There's no way to continue on with my evening without having the shoe carcass I'm wearing severely impede my movement, so my friends and I decamp to McDonald's, where I eat a McChicken and leave the errant heel under a table. "Tomorrow is another day," I think after I pay an exorbitant cab fare to Brooklyn and prepare to pass the fuck out in bed.

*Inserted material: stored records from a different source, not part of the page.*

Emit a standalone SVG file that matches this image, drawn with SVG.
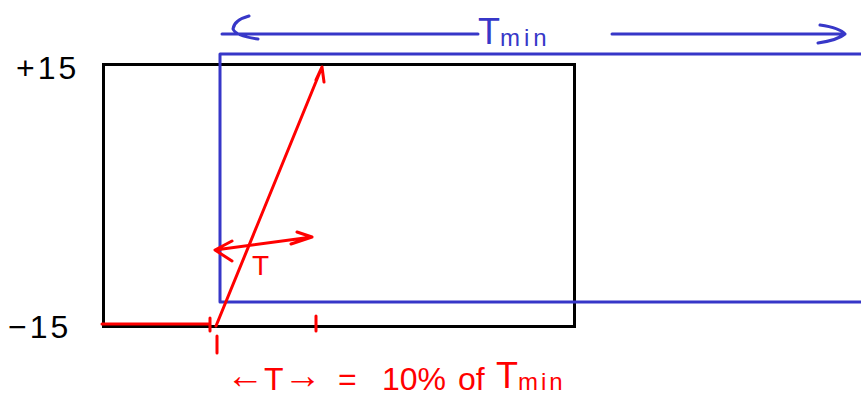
<svg xmlns="http://www.w3.org/2000/svg" width="861" height="402" viewBox="0 0 861 402">
<style>
.blk{fill:none;stroke:#000;stroke-width:3}
.blu{fill:none;stroke:#3737c8;stroke-width:3;stroke-linecap:round;stroke-linejoin:round}
.red{fill:none;stroke:#ff0000;stroke-width:3;stroke-linecap:round;stroke-linejoin:round}
.tk{font-family:"Liberation Sans",sans-serif;fill:#000}
.tb{font-family:"Liberation Sans",sans-serif;fill:#3737c8}
.tr{font-family:"Liberation Sans",sans-serif;fill:#ff0000}
</style>
<rect width="861" height="402" fill="#fff"/>
<g id="black-box"><rect class="blk" x="103.5" y="64.5" width="471" height="262"/></g>
<g id="blue-box"><path class="blu" d="M861 54 H220 V302 H861" stroke-linecap="butt"/></g>
<g id="labels">
<text class="tk" x="16" y="79" font-size="32" letter-spacing="3">+15</text>
<text class="tk" x="8" y="338" font-size="32" letter-spacing="3">−15</text>
</g>
<g id="connectors">
<path class="blu" d="M222 34 H478 M612 34 H845 M249 16 Q234 20 233 29 Q236 36 258 39 M820 25 Q840 28 845 34 Q838 40 818 43"/>
<path class="red" d="M102 324 H210 M210 318 V331 M216 326 L322 67 M316 80 L322 67 L324 82 M316 316 V331 M217 336 V353"/>
<path class="red" d="M215 250 L312 237 M232 241 L215 250 L232 261 M297 232 L312 237 L291 244"/>
</g>
<g id="texts">
<text class="tb" x="478" y="44" font-size="36">T<tspan font-size="24" dy="2" letter-spacing="4">min</tspan></text>
<text class="tr" x="252" y="275" font-size="28">T</text>
<text class="tr" x="226" y="390" font-size="32"><tspan font-size="38" dy="-2">←</tspan><tspan dy="2">T</tspan><tspan font-size="38" dy="-2">→</tspan></text>
<text class="tr" x="338" y="390" font-size="32">=</text>
<text class="tr" x="382" y="390" font-size="32">10%</text>
<text class="tr" x="458" y="390" font-size="32">of</text>
<text class="tr" x="496" y="388" font-size="36">T<tspan font-size="24" dy="2" letter-spacing="3">min</tspan></text>
</g>
</svg>
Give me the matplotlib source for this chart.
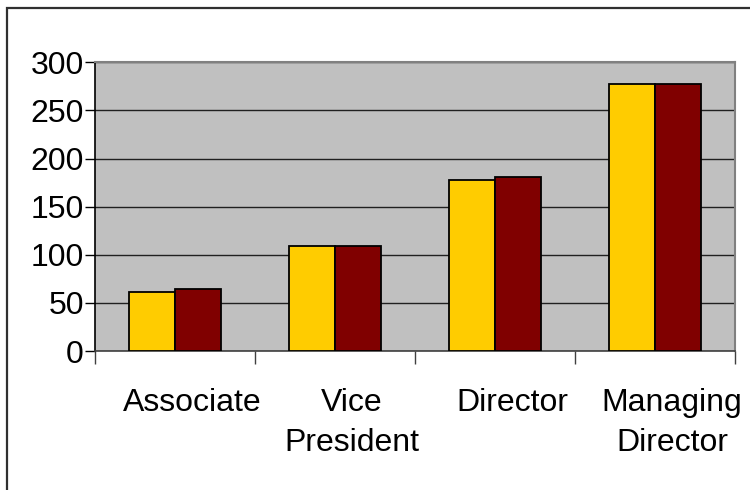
import matplotlib
matplotlib.use("Agg")
import matplotlib.pyplot as plt
import matplotlib.transforms as mtransforms
from matplotlib.patches import Rectangle
import numpy as np

categories = ["Associate", "Vice\nPresident", "Director", "Managing\nDirector"]
series_a = [61, 109, 178, 277]
series_b = [64, 109, 181, 277]
yticks = [0, 50, 100, 150, 200, 250, 300]

plt.rcParams['font.family'] = ['Liberation Sans', 'DejaVu Sans']

fig = plt.figure(figsize=(7.5, 4.9), dpi=100)
fig.patches.append(Rectangle((7/750, -0.1), 1.2, 1 - 8/490 + 0.1, transform=fig.transFigure,
                             fill=False, edgecolor='#303030', linewidth=1.6, zorder=0))

ax = fig.add_axes([95/750, 1 - 351/490, 640/750, (351 - 62.3)/490])
ax.set_facecolor('#C0C0C0')

x = np.arange(len(categories))
w = 0.2875
ax.bar(x - w/2, series_a, width=w, color='#FFCC00', edgecolor='black', linewidth=1.3, zorder=3)
ax.bar(x + w/2, series_b, width=w, color='#800000', edgecolor='black', linewidth=1.3, zorder=3)

ax.set_xlim(-0.5, len(categories) - 0.5)
ax.set_ylim(0, 300)
ax.set_yticks(yticks)
ax.set_yticklabels([str(v) for v in yticks], fontsize=23)
ax.yaxis.grid(True, color='#202020', linewidth=1.0, zorder=1)
ax.set_axisbelow(True)

ax.set_xticks(np.arange(len(categories) + 1) - 0.5)
ax.set_xticklabels([])
ax.tick_params(axis='x', length=9, width=1, color='#404040', direction='out')
ax.tick_params(axis='y', length=7, width=1, color='black', direction='out', pad=1)

offset = mtransforms.ScaledTranslation(17/100, 0, fig.dpi_scale_trans)
trans = mtransforms.blended_transform_factory(ax.transData, ax.transAxes) + offset
ax_h = 351 - 62.3
for i, c in enumerate(categories):
    for k, line in enumerate(c.split("\n")):
        ax.text(i, -(60 + 40 * k) / ax_h, line, transform=trans,
                ha='center', va='baseline', fontsize=23)

for s in ['top', 'right']:
    ax.spines[s].set_color('#808080')
    ax.spines[s].set_linewidth(1.5)
ax.spines['left'].set_color('black')
ax.spines['left'].set_linewidth(1.2)
ax.spines['bottom'].set_color('#404040')
ax.spines['bottom'].set_linewidth(1.2)

fig.savefig("out.png", dpi=100)
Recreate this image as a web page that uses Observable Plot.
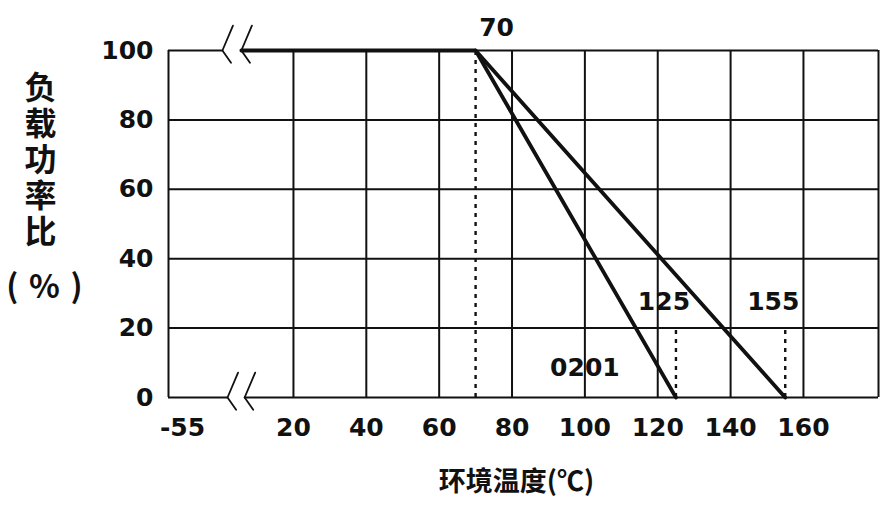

I'm back in action bright and early at Studio 59 the next day to see the work of designer Tess Giberson, where sparse string instrument-centric music hangs in the air prettily, overlapping with the pleasant pre-show bustle of conversation, people finding their seats, and the people working the event rushing back and forth doing god knows what. I feel slightly less self-conscious at this show than I did at the other ones, possibly because I had already experienced the full gamut of self-esteem-based highs and lows the day before (or maybe just because I wore flats this time around). I resolve to take in this show more analytically instead of being swept up in some flawed idea of my place in the social hierarchy of those attending it.
Much like the previous shows I saw, the clothes on display are nice, but it's hard not to be more conscious of the staid uniform underneath them, on the models' bodies themselves. For all of the spectators of Fashion Week's meticulously zany outfits and dedication to standing out, the most striking thing about the events that all of that spectacle and pageantry is predicated on—the shows themselves—is their overt homogeny in terms of race and body type. While I note a few models of color during the presentations I see, most of the women I've observed walking in them are as white and thin as a bed sheet that someone is pretending makes a really good ghost costume, when it's actually totally obvious and lazy. As the show ends and everyone throngs back onto the sidewalk, I'm not looking up for the cameras anymore, but not because I'm reprising some version of my initial shyness. I don't care this time around because the thing about stars, it turns out, is that if you see them from a certain distance, they all kind of look the same. And although I didn't make it as far as the big tents at Lincoln Center where the tonier shows go down, for some reason I feel like it's not hard to guess what they might look like, too, no matter how different the costumes there are supposed to be.